Description of Historic Place
The Officer’s Dwelling House is a side-gabled, one-and-a-half storey rectangular log building with a large verandah located at Fort St. James National Historic Site. It is large in size and exhibits elaborate detailing. The designation is confined to the footprint of the building.
Heritage Value
The Officer’s Dwelling House is a Recognized Federal Heritage Building because of its historical associations, and its architectural and environmental value.
Historical Value
Fort St. James played a key role in the development of transportation and communications in northern British Columbia. It provided a base from which the North West Company, and later the Hudson’s Bay Company (HBC), traded with local First Nations peoples, in particular the Carrier tribe. The Officer’s Dwelling House was built in the first year of a five-year program aimed at renewing the trading establishment on Stuart Lake. As one of the oldest buildings in the vicinity of the present-day town of Fort St. James, it also represents a significant period in the history of the community.
Architectural Value
The Officer’s Dwelling House is a good example of Victorian rural domestic architecture. It is among four other buildings on the site that constitute the largest group of extant wood fur trade structures in Canada. Its large size and more elaborate detailing reflect the higher status of its occupants. It exhibits high quality craftsmanship.
The Environmental Value
The immediate context of the Officer’s Dwelling House contrasts with the rest of the fort because of its domestic character. As one of the original and most dominant elements within the site, it reinforces the character of the restored and reconstructed fort.
Sources:
Margaret Coleman, 5 Buildings, Fort St. James, Fort St. James National Historic Park, British Columbia, Federal Heritage Building Report, 89-113.

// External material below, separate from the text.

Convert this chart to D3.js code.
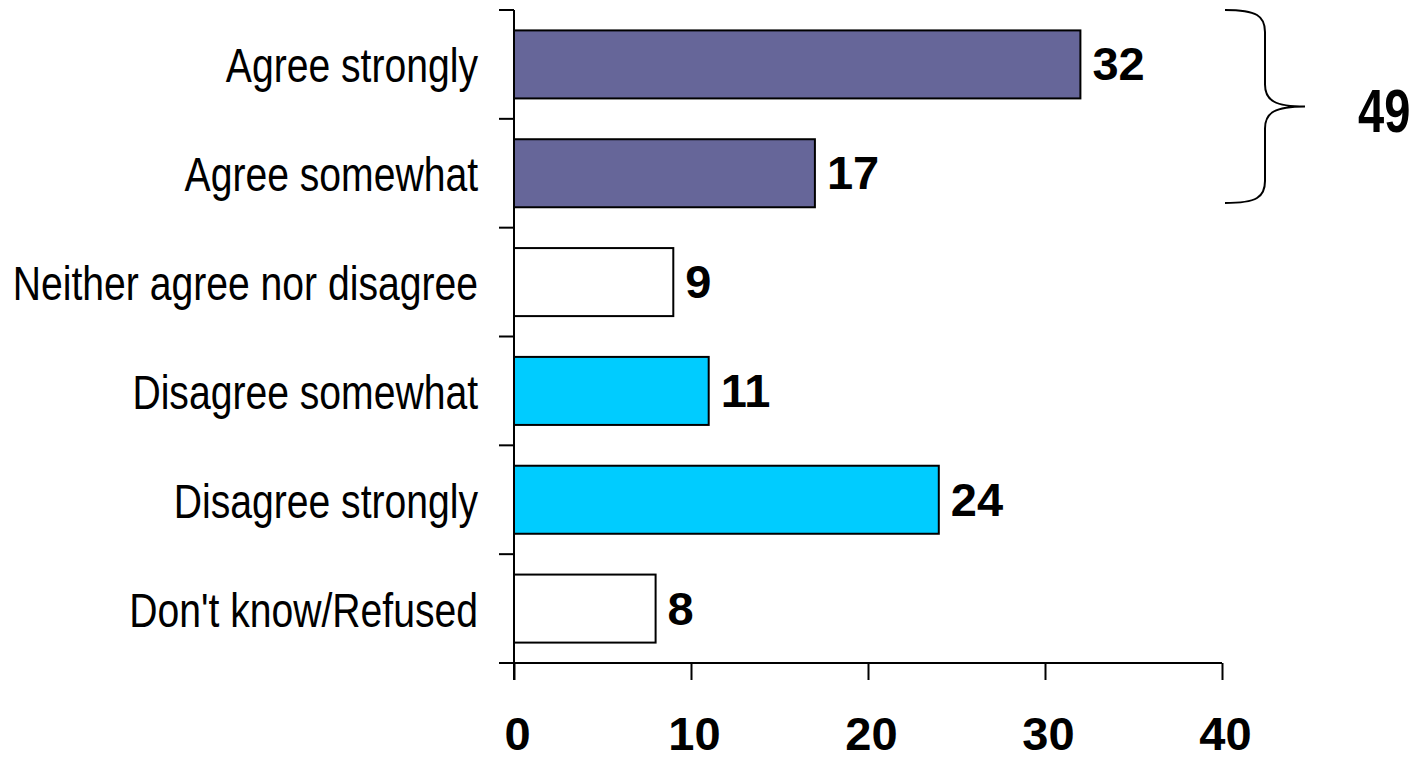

Officer’s Dwelling House, Fort St. James National Historic Site, British Columbia, Heritage Character Statement, 89-113.
Character-Defining Elements
The following character-defining elements of the Officer’s Dwelling House should be respected, for example:
Its illustration of the significance of the fur trade in Canadian history and its changing requirements over time as evidenced by:
-Its role in affirming through its impressive size, distinctive architecture, and garden setting, the important status of the officer in charge and clerk of a major administration centre for the fur trade in western Canada.
Its distinctive Victorian rural domestic architectural character and its high-quality
horizontal log construction, for example:
-The original rectangular, side-gabled, 1-1/2-storey form, with prominent roof,
verandah, central-hall plan, and entrance door arrangement.
-The horizontal log exterior walls with dovetailed corners.
-The original front door and side lites.
-The bedroom and kitchen extensions.
-The restored mid-1890s interior configuration.
-The interior features - including wall and ceiling panelling, decorative beaded
details, and flooring and the appropriately reconstructed interior features.
Its spatial relationship with its immediate context and the fort as a whole as evidenced by:
-The surviving relationship with the surrounding garden, trees, and dairy building, which
reinforces the character of the present-day arrangement of buildings, platforms, fences,
and other features that make up the restored and reconstructed cultural landscape of the
Fort St. James National Historic Site.